Parkettes Alycia Campiglia, 27, and Christina Aicher, 31, who both became pregnant while working for the casino in 2008, claim that when they told managers they were pregnant, they were informed that they could continue as Parkettes only until their costumes no longer fit, according to their lawsuit, filed July 5.
Campiglia claims that when she approached the director of marketing at Parx, Darlene Monzo, about the issue, Monzo told Campiglia that she "did it to [herself]" and that the "casino did not have to offer [Campiglia] anything in this economy," according to the lawsuit.
Both women said that they were offered transfers to the concession stand or players services, but they said that they wouldn't be able to earn tips.
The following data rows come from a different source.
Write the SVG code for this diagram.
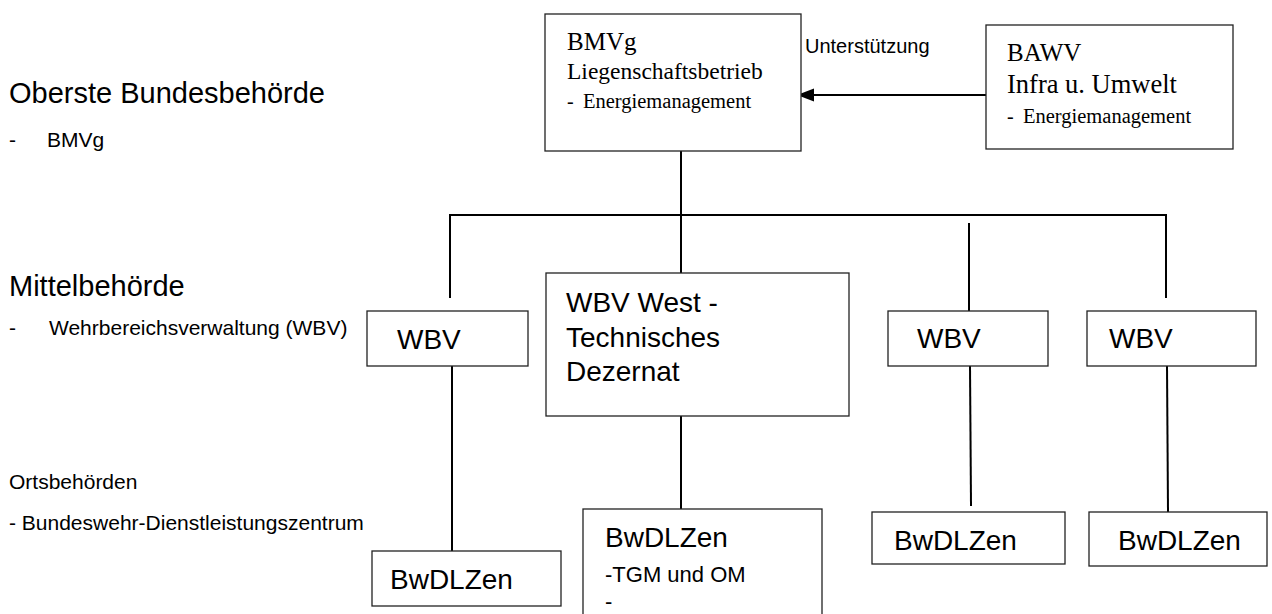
<svg xmlns="http://www.w3.org/2000/svg" width="1272" height="614" viewBox="0 0 1272 614">
<defs>
<style>
.box{fill:#fff;stroke:#222;stroke-width:1.3}
.ln{stroke:#000;stroke-width:2;fill:none}
.s{font-family:"Liberation Sans",Arial,sans-serif;fill:#000}
.r{font-family:"Liberation Serif","Times New Roman",serif;fill:#000}
</style>
<marker id="ah" markerUnits="userSpaceOnUse" markerWidth="18" markerHeight="14" refX="17" refY="6.5" orient="auto">
<path d="M0,0 L17,6.5 L0,13 Z" fill="#000"/>
</marker>
</defs>
<rect width="1272" height="614" fill="#fff"/>

<g id="labels">
<text class="s" x="9" y="103" font-size="29">Oberste Bundesbehörde</text>
<text class="s" x="9" y="147" font-size="21">-</text>
<text class="s" x="47" y="147" font-size="21">BMVg</text>
<text class="s" x="9" y="296" font-size="29">Mittelbehörde</text>
<text class="s" x="9" y="335" font-size="21">-</text>
<text class="s" x="49" y="335" font-size="21">Wehrbereichsverwaltung (WBV)</text>
<text class="s" x="9" y="489" font-size="21">Ortsbehörden</text>
<text class="s" x="9" y="530" font-size="21">- Bundeswehr-Dienstleistungszentrum</text>
</g>

<g id="connectors">
<line class="ln" x1="986" y1="95" x2="797" y2="95" marker-end="url(#ah)"/>
<text class="s" x="805" y="53" font-size="20">Unterstützung</text>
<line class="ln" x1="681" y1="151" x2="681" y2="273"/>
<polyline class="ln" points="450,298 450,215 1166,215 1166,298"/>
<line class="ln" x1="969" y1="223" x2="969" y2="321"/>
<line class="ln" x1="452" y1="366" x2="452" y2="551"/>
<line class="ln" x1="681" y1="416" x2="681" y2="511"/>
<line class="ln" x1="970" y1="366" x2="971" y2="506"/>
<line class="ln" x1="1167" y1="366" x2="1168" y2="512"/>
</g>

<g id="bmvg">
<rect class="box" x="545" y="14" width="256" height="137"/>
<text class="r" x="567" y="50" font-size="25">BMVg</text>
<text class="r" x="567" y="79" font-size="23.5">Liegenschaftsbetrieb</text>
<text class="r" x="567" y="108" font-size="20">-</text>
<text class="r" x="583" y="108" font-size="20.5">Energiemanagement</text>
</g>

<g id="bawv">
<rect class="box" x="986" y="25" width="247" height="124"/>
<text class="r" x="1007" y="61" font-size="25">BAWV</text>
<text class="r" x="1007" y="93" font-size="26.5">Infra u. Umwelt</text>
<text class="r" x="1007" y="123" font-size="20">-</text>
<text class="r" x="1023" y="123" font-size="20.5">Energiemanagement</text>
</g>

<g id="wbv1">
<rect class="box" x="367" y="311" width="161" height="55"/>
<text class="s" x="397" y="349" font-size="28">WBV</text>
</g>

<g id="wbvwest">
<rect class="box" x="546" y="273" width="303" height="143"/>
<text class="s" x="566" y="312" font-size="28">WBV West -</text>
<text class="s" x="566" y="347" font-size="28">Technisches</text>
<text class="s" x="566" y="381" font-size="28">Dezernat</text>
</g>

<g id="wbv3">
<rect class="box" x="888" y="311" width="160" height="55"/>
<text class="s" x="917" y="348" font-size="28">WBV</text>
</g>

<g id="wbv4">
<rect class="box" x="1087" y="311" width="169" height="55"/>
<text class="s" x="1109" y="348" font-size="28">WBV</text>
</g>

<g id="bwdlzen1">
<rect class="box" x="372" y="551" width="189" height="55"/>
<text class="s" x="390" y="589" font-size="28">BwDLZen</text>
</g>

<g id="bwdlzen2">
<rect class="box" x="583" y="509" width="239" height="120"/>
<text class="s" x="605" y="547" font-size="28">BwDLZen</text>
<text class="s" x="605" y="582" font-size="22">-TGM und OM</text>
<text class="s" x="605" y="609" font-size="22">-</text>
</g>

<g id="bwdlzen3">
<rect class="box" x="872" y="512" width="193" height="52"/>
<text class="s" x="894" y="550" font-size="28">BwDLZen</text>
</g>

<g id="bwdlzen4">
<rect class="box" x="1089" y="512" width="178" height="54"/>
<text class="s" x="1118" y="550" font-size="28">BwDLZen</text>
</g>
</svg>
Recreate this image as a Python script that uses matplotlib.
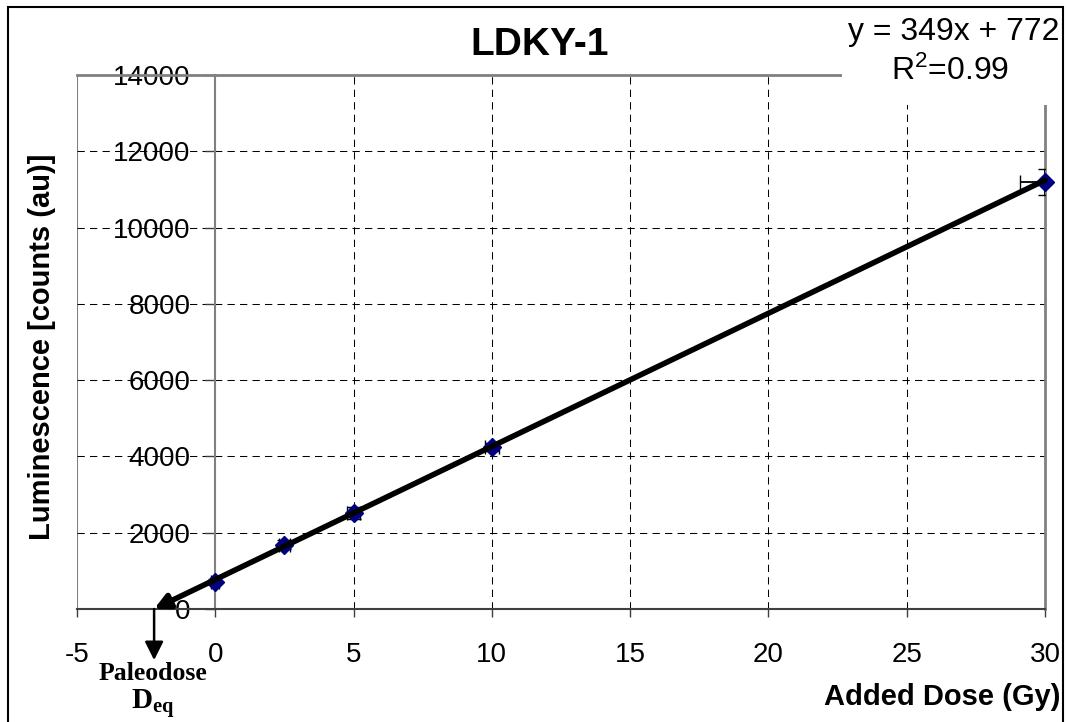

The EEOC determined in August 2009 that Parx had discriminated against pregnant cocktail servers.
"We changed the policy to say you can work [as a Parkette] if you're pregnant," said Thomas Bonner, Parx's chief counsel and vice president. "We do have maternity costumes now."
What hasn't changed, though, is Parx's strict weight limitations. Parkettes and Park Men are subject to periodic weigh-ins, and if they fail, they are subject to termination.
Sidney Gold, who represents Campiglia and Aicher, said that Parx can get away with such physical limitations on cocktail servers because they define Parkettes as "entertainers."
"The only entertainment these women ever did was serve liquor," Gold said. "They were anything but entertainers."
Bonner said that those employees are considered entertainers because they participate in calendar and talent contests and make public appearances off-site. No other casino staffers are subject to the weight requirement, he said.
"We've established the Parkettes as sort of a brand with which customers identify the casino, and it's important to maintain the integrity of the brand," he said.
In 2006, cocktail waitresses at the Borgata Hotel Casino in Atlantic City filed a $70 million lawsuit against the casino for instituting a 7 percent weight-gain policy. The lawsuit was settled out of court in 2008 for terms that weren't disclosed.
Last year, Resorts Casino in Atlantic City was hit with three lawsuits that are pending from veteran cocktail waitresses who claim that they were demoted or let go because they were too old or not sexy enough for the new flapper costumes.